Mais oublions toutes ces inexactitudes pour un film qui ne vise pas non plus la reconstruction historique. Là où on empêche le film de décoller, c'est en lui collant une voix off très pénible qui essaye de nous forcer à l'enthousiasme guerrier. Sauf que c'est pas l'enthousiasme guerrier, le ton hautement épique qu'on atteint mais plutôt un résultat pompeux du plus mauvais effet.
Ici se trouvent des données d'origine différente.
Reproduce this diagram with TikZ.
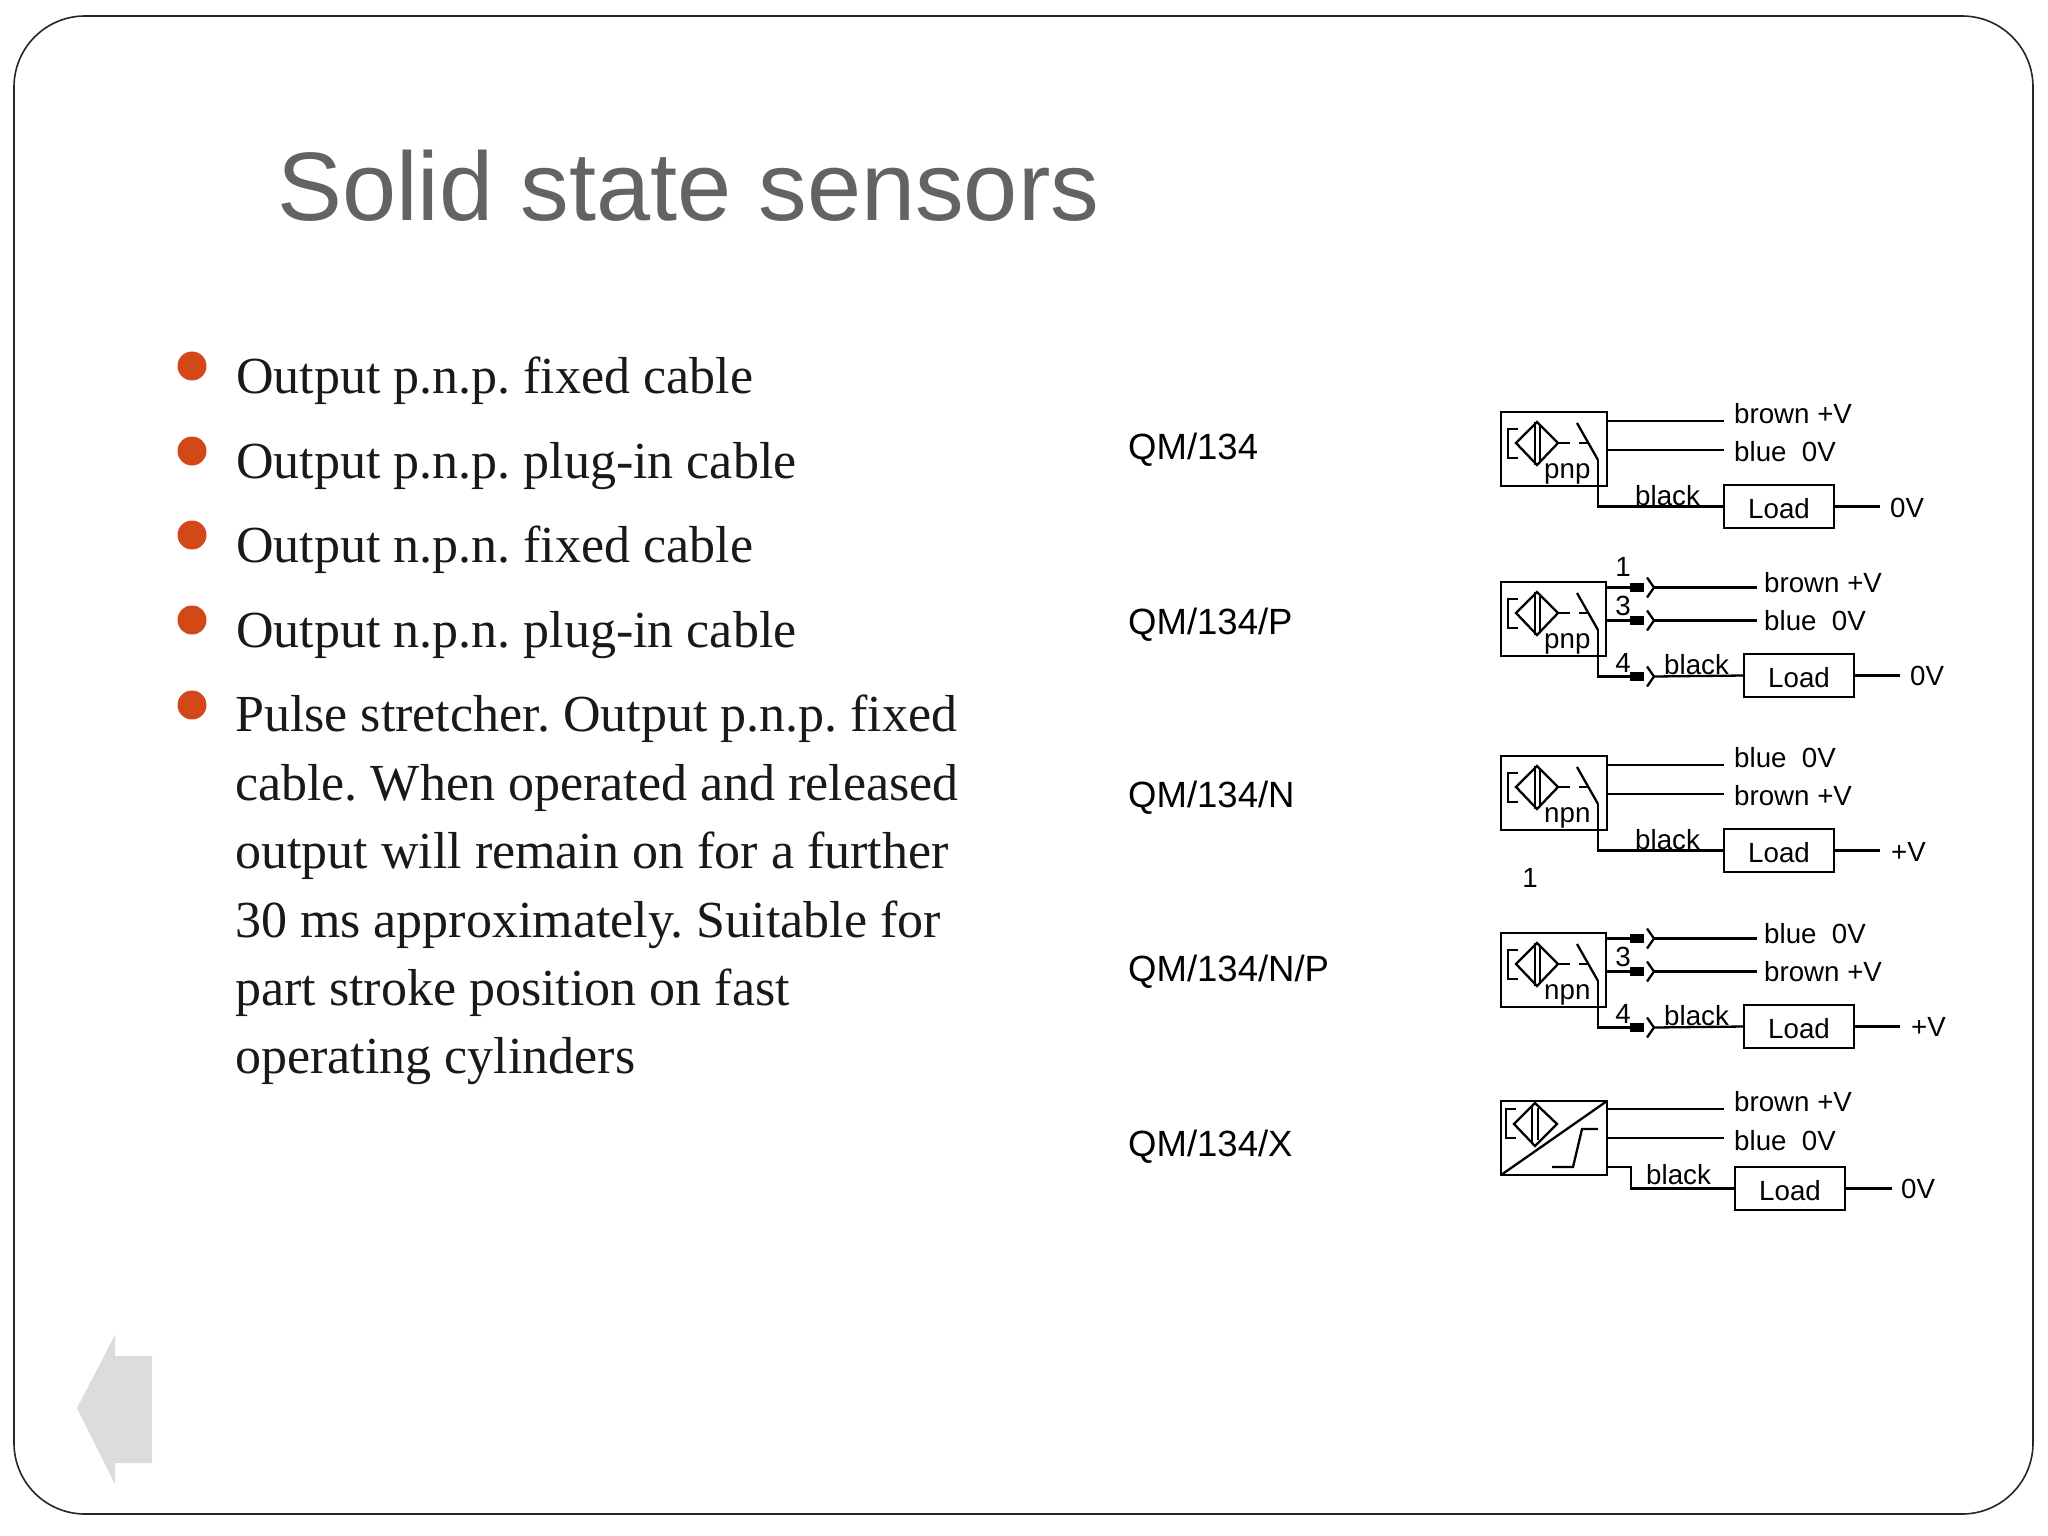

De quoi vous flinguer tout un film.C'est dommage au fond cette voix pompeuse, parce que je vais vous étonner, mais par delà sa reconstruction fantaisiste et ses partis pris discutables, 300 a un avantage: de sonner un petit peu plus grec que Troie qui, croyez-moi, est complètement étranger à Homère et au monde grec. La guerre de Troie, ce sont les dieux qui se battent via les hommes, aveuglant leurs jugements - ce qui explique leurs grossières erreurs militaires et stratégiques. Retirez les dieux à Troie et vous obtenez une guerre totalement incompréhensible. Ce n'est pas parce que Brad Pitt y joue que ça y changera quelque chose.